Sunday, June 24, 2007

changing it up

As you may recall, we adopted a second cat awhile back. She was really beautiful, but so mean. She chased the Major around mercilessly and bit everyone and he lost a lot of weight because she wouldn't let him eat. They were not the best of friends.



So, we packed her up and sent her back.



It took about 3 seconds for the buddy to get all neurotic and weird again, with no Great Enemy to take up all his time.


So today, we found him a new nemesis. He is very small.

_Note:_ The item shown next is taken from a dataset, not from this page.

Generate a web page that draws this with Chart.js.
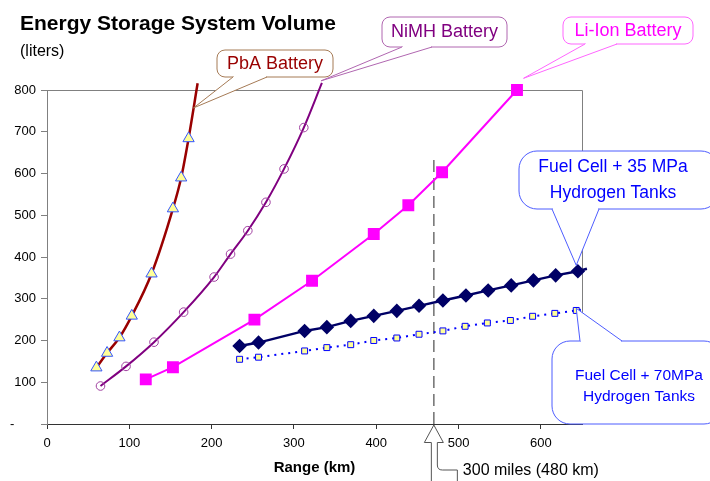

He does not have a name yet, but we are thinking of Zim. I am ZIM!

Thursday, June 21, 2007

the best feeling in the world

An age ago, when I was still in school, I would walk across campus sometimes, and something about the way the breeze would rustle in the trees, or a bit of conversation I would overhear, would fill me with this almost inexpressable joy, a feeling that surprised me at first in how it really is a swelling in the chest, and I would think to myself, "I am really, really happy here." That feeling was gone for a long time when I left. And now, just as suddenly, it's back. It's seven p.m., and I'm sitting in my warm, colorful classroom, reading my ESL students' essays on Romeo and Juliet. This is going to sound like bragging, but I have to say, they are blowing me away. They have really, really learned something this year, and they are honest-to-god ready to move on to mainstream English. And as for me - I, for the very first time, know what it feels like to be successful at teaching. It is the swelling/bursting feeling again, the feeling like I am in the right place, at the right time, doing the right thing.

Reading Area #1:

Newly-created Reading Area #2:

I swear I have space in my classroom for doing actual work.